So cool to see my article on deer antlers show up online through the Davis Enterprise newspaper! CLICK HERE to read it.
This article prompted a comment from a reader:
“Again, loved reading another of your articles in the Daily Democrat titled “What’s the deal with those wonky antlers?” You educate us on so many topics with answers to questions we have wondered about all of our lives. I cut the articles out of the newspaper and put them in the respective field guide or book to reread again and use for reference and mail copies to my daughter. I am so sorry to hear about your diagnosis. I just want you to know how much you have contributed to the natural world through your love of sharing it. — Kind regards, Kris Turner”
I got up around 5:30 this morning so I could get over to the Effie Yeaw Nature Preserve and begin my monitoring of my milkweed plot there for evidence of Monarch Butterflies.
I got there around 6:30 am and was pleased to see fellow volunteer and Certified California Naturalist, Roxanne Moger, there, too, ready and anxious to help with this first day at “my” plot. The first thing we saw when we walked in was a lovely doe sitting on the side of the hill right next to the plot. She let us get some photos of her before she got up and moved along. There was a narrow game trail right through the plot that the deer had made.
We divvied the plot up and started by counting all of the plants – over 40 just in our section! – and then we went plant-by plant, looking at every leaf for any evidence of Monarch eggs or larvae. I wasn’t expecting to see any, and we didn’t. The Monarchs didn’t show up last year until the fall, so I didn’t think there would be any in the plot today. But we were still very vigilant about checking every plant and every leaf.

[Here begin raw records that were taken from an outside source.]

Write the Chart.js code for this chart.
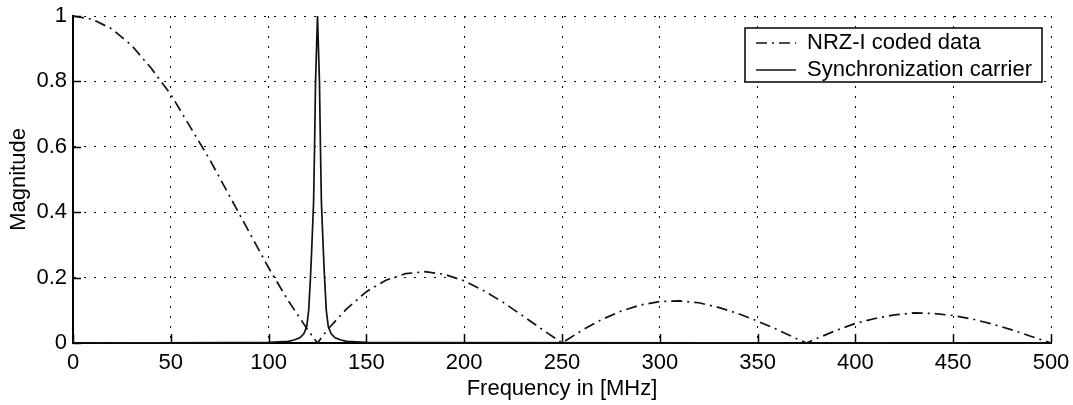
<!DOCTYPE html>
<html>
<head>
<meta charset="utf-8">
<script src="https://cdn.jsdelivr.net/npm/chart.js@4.4.1/dist/chart.umd.min.js"></script>
<style>
  html, body { margin: 0; padding: 0; background: #ffffff; }
  #wrap { width: 1073px; height: 405px; position: relative; }
</style>
</head>
<body>
<div id="wrap"><canvas id="c" width="1073" height="405"></canvas></div>
<script>
// ---- data ----
const xTickValues = [0, 50, 100, 150, 200, 250, 300, 350, 400, 450, 500];
const xTickLabels = ['0', '50', '100', '150', '200', '250', '300', '350', '400', '450', '500'];
const yTickValues = [0, 0.2, 0.4, 0.6, 0.8, 1];
const yTickLabels = ['0', '0.2', '0.4', '0.6', '0.8', '1'];

const seriesNames = ['NRZ-I coded data', 'Synchronization carrier'];

// NRZ-I coded data spectrum magnitude
const nrzFreq = [0, 10, 20, 30, 40, 50, 60, 70, 80, 90, 100, 110, 120, 125,
                 130, 140, 150, 160, 170, 180, 190, 200, 210, 220, 230, 240, 250,
                 260, 270, 280, 290, 300, 310, 320, 330, 340, 350, 360, 370, 375,
                 380, 390, 400, 410, 420, 430, 440, 450, 460, 470, 480, 490, 500];
const nrzMag  = [1.00, 0.99, 0.96, 0.91, 0.84, 0.76, 0.66, 0.56, 0.45, 0.34, 0.23, 0.13, 0.04, 0.00,
                 0.04, 0.105, 0.157, 0.192, 0.212, 0.218, 0.21, 0.19, 0.16, 0.124, 0.083, 0.041, 0.00,
                 0.038, 0.071, 0.097, 0.116, 0.127, 0.129, 0.123, 0.109, 0.09, 0.067, 0.041, 0.013, 0.00,
                 0.013, 0.038, 0.06, 0.075, 0.086, 0.092, 0.09, 0.084, 0.073, 0.058, 0.04, 0.02, 0.00];

// Synchronization carrier spectrum magnitude
const carFreq = [0, 80, 100, 110, 113, 116, 118, 119.5, 120.5, 121.4, 122, 123, 123.5, 124, 124.5, 125,
                 125.5, 126, 126.5, 127, 128, 128.6, 129.5, 130.5, 132, 134, 137, 140, 150, 170, 500];
const carMag  = [0, 0.001, 0.002, 0.005, 0.009, 0.016, 0.028, 0.05, 0.1, 0.2, 0.28, 0.43, 0.6, 0.8, 0.9, 1.0,
                 0.9, 0.8, 0.6, 0.43, 0.28, 0.2, 0.1, 0.05, 0.028, 0.016, 0.009, 0.005, 0.002, 0.001, 0];

// ---- chart ----
const FONT = "'Liberation Sans', Arial, Helvetica, sans-serif";
const toPts = (xs, ys) => xs.map((x, i) => ({ x: x, y: ys[i] }));

const inwardTicks = {
  id: 'inwardTicks',
  afterDatasetsDraw(chart) {
    const ctx = chart.ctx;
    const xs = chart.scales.x, ys = chart.scales.y;
    const a = chart.chartArea;
    ctx.save();
    ctx.strokeStyle = '#000';
    ctx.lineWidth = 1.5;
    ctx.beginPath();
    xTickValues.forEach(v => {
      const px = Math.round(xs.getPixelForValue(v)) + 0.5;
      ctx.moveTo(px, a.bottom);
      ctx.lineTo(px, a.bottom - 9);
    });
    yTickValues.forEach(v => {
      const py = Math.round(ys.getPixelForValue(v)) + 0.5;
      ctx.moveTo(a.left, py);
      ctx.lineTo(a.left + 8, py);
    });
    ctx.stroke();
    ctx.restore();
  }
};

const boxLegend = {
  id: 'boxLegend',
  afterDraw(chart) {
    const ctx = chart.ctx;
    const a = chart.chartArea;
    const w = 297, h = 54;
    const left = a.right - 9 - w, top = a.top + 12;
    ctx.save();
    ctx.fillStyle = '#fff';
    ctx.fillRect(left, top, w, h);
    ctx.strokeStyle = '#000';
    ctx.lineWidth = 1.5;
    ctx.strokeRect(left, top, w, h);
    const rows = [top + 15, top + 42];
    chart.data.datasets.forEach((ds, i) => {
      const y = rows[i];
      ctx.save();
      ctx.strokeStyle = ds.borderColor;
      ctx.lineWidth = ds.borderWidth;
      ctx.setLineDash(ds.borderDash || []);
      ctx.beginPath();
      ctx.moveTo(left + 11, y);
      ctx.lineTo(left + 51, y);
      ctx.stroke();
      ctx.restore();
      ctx.fillStyle = '#000';
      ctx.font = '22px ' + FONT;
      ctx.textBaseline = 'middle';
      ctx.textAlign = 'left';
      ctx.fillText(ds.label, left + 62, y);
    });
    ctx.restore();
  }
};

new Chart(document.getElementById('c'), {
  type: 'line',
  data: {
    datasets: [
      {
        label: seriesNames[0],
        data: toPts(nrzFreq, nrzMag),
        borderColor: '#111',
        borderWidth: 1.7,
        borderDash: [11, 5, 2, 5],
        pointRadius: 0,
        tension: 0,
        fill: false
      },
      {
        label: seriesNames[1],
        data: toPts(carFreq, carMag),
        borderColor: '#111',
        borderWidth: 1.7,
        pointRadius: 0,
        tension: 0,
        fill: false
      }
    ]
  },
  options: {
    responsive: false,
    animation: false,
    clip: false,
    layout: { padding: { left: 0, right: 22, top: 16, bottom: 0 } },
    plugins: { legend: { display: false }, tooltip: { enabled: false } },
    scales: {
      x: {
        type: 'linear',
        min: 0, max: 500,
        afterBuildTicks: s => { s.ticks = xTickValues.map(v => ({ value: v })); },
        afterFit: s => { s.height = 62; s.paddingLeft = 0; s.paddingRight = 0; },
        ticks: {
          color: '#000',
          padding: 7,
          maxRotation: 0,
          font: { family: FONT, size: 22 },
          callback: (v, i) => xTickLabels[i]
        },
        grid: { color: '#000', lineWidth: 1, drawTicks: false },
        border: { display: true, color: '#000', width: 2, dash: [2, 8] },
        title: {
          display: true, text: 'Frequency in [MHz]', color: '#000',
          font: { family: FONT, size: 22 }, padding: { top: 0, bottom: 3 }
        }
      },
      y: {
        type: 'linear',
        min: 0, max: 1,
        afterBuildTicks: s => { s.ticks = yTickValues.map(v => ({ value: v })); },
        afterFit: s => { s.width = 73; s.paddingTop = 0; s.paddingBottom = 0; },
        ticks: {
          color: '#000',
          padding: 6,
          font: { family: FONT, size: 22 },
          callback: (v, i) => yTickLabels[i]
        },
        grid: { color: '#000', lineWidth: 1, drawTicks: false },
        border: { display: true, color: '#000', width: 2, dash: [2, 8] },
        title: {
          display: true, text: 'Magnitude', color: '#000',
          font: { family: FONT, size: 22 }, padding: { top: 6, bottom: 0 }
        }
      }
    }
  },
  plugins: [inwardTicks, boxLegend]
});
</script>
</body>
</html>
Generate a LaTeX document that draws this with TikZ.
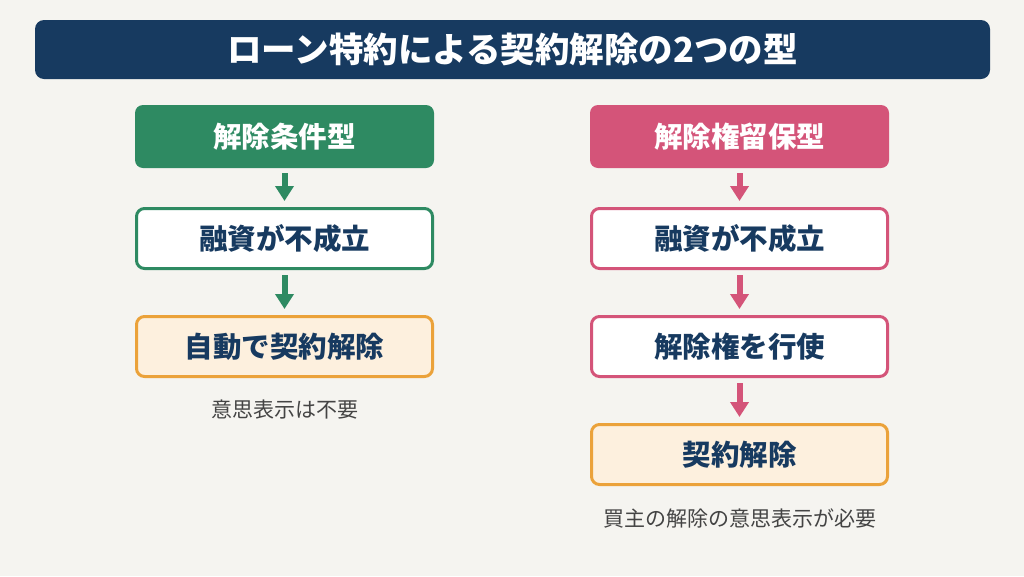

Part of the plot sits at a slight angle and is cluttered with other plants like a large coyote brush bush, a couple of wild rose bushes and some bay, and Roxanne was wonderful about monitoring that part, so I didn’t have to climb under branches or get snagged by thorns. I thought that was so sweet of her! I had a special magnifier to check for eggs, but for most of the time I just used my cell phone as a magnifying glass and took photos if I found anything that looked interesting or unusual. We came across several different kinds of spiders including Yellow Sac Spiders, Trashline Orb Weavers and Jumping Spiders; some Oleander Aphids, Common Green Lacewing eggs, Red Mites, the larvae of Green Stink Bugs and the Twenty-spotted Lady Beetle, some leafhoppers and some spittle bugs.
We were out at the plot for about 2 hours. Later in the day, after I got home, I loaded our findings onto the MLMP website. It took me a little bit to figure out what went where, but I think I get everything in there all right.
I got up around 5:30 this morning so I could get over to the Effie Yeaw Nature Preserve and begin my monitoring of my milkweed plot there for evidence of Monarch Butterflies. I finished that (with the help of my friend and co-naturalist Roxanne Moger) around 8:30.
It was still relatively cool outside, so Roxanne and I
decided to put our tools back into our car and walk for a little while. We came across some cooperative squirrels and
a Desert Cottontail rabbit, and also checked out the tree where I’d seen the
feral beehive earlier. There were about
three times as many bees at the spot, so I’m assuming the queen has decided to
set up shop there.
The surprise sighting was coming across another doe – with twin fawns! She was keeping them well-hidden in the shade and tall grass, but we were able to catch glimpses of them. And we couldn’t help but chuckle when the babies went stotting through the grass with mom chasing after them. They’re so tiny but soooo active! They’re the first fawns I’ve seen this year and that’s always exciting.
As we were leaving the preserve, I could hear a Ground Squirrel’s alarm call and looked around to see if I could spot what the trouble might be. I saw movement overhead and spotted an adult Red-Shouldered Hawk fly overhead. It landed in a nearby tree and then sat there for quite a while, so we were able to get quite a few photos of it. So, even though our walk was only a single loop, we got to see quite a bit… which is always fun.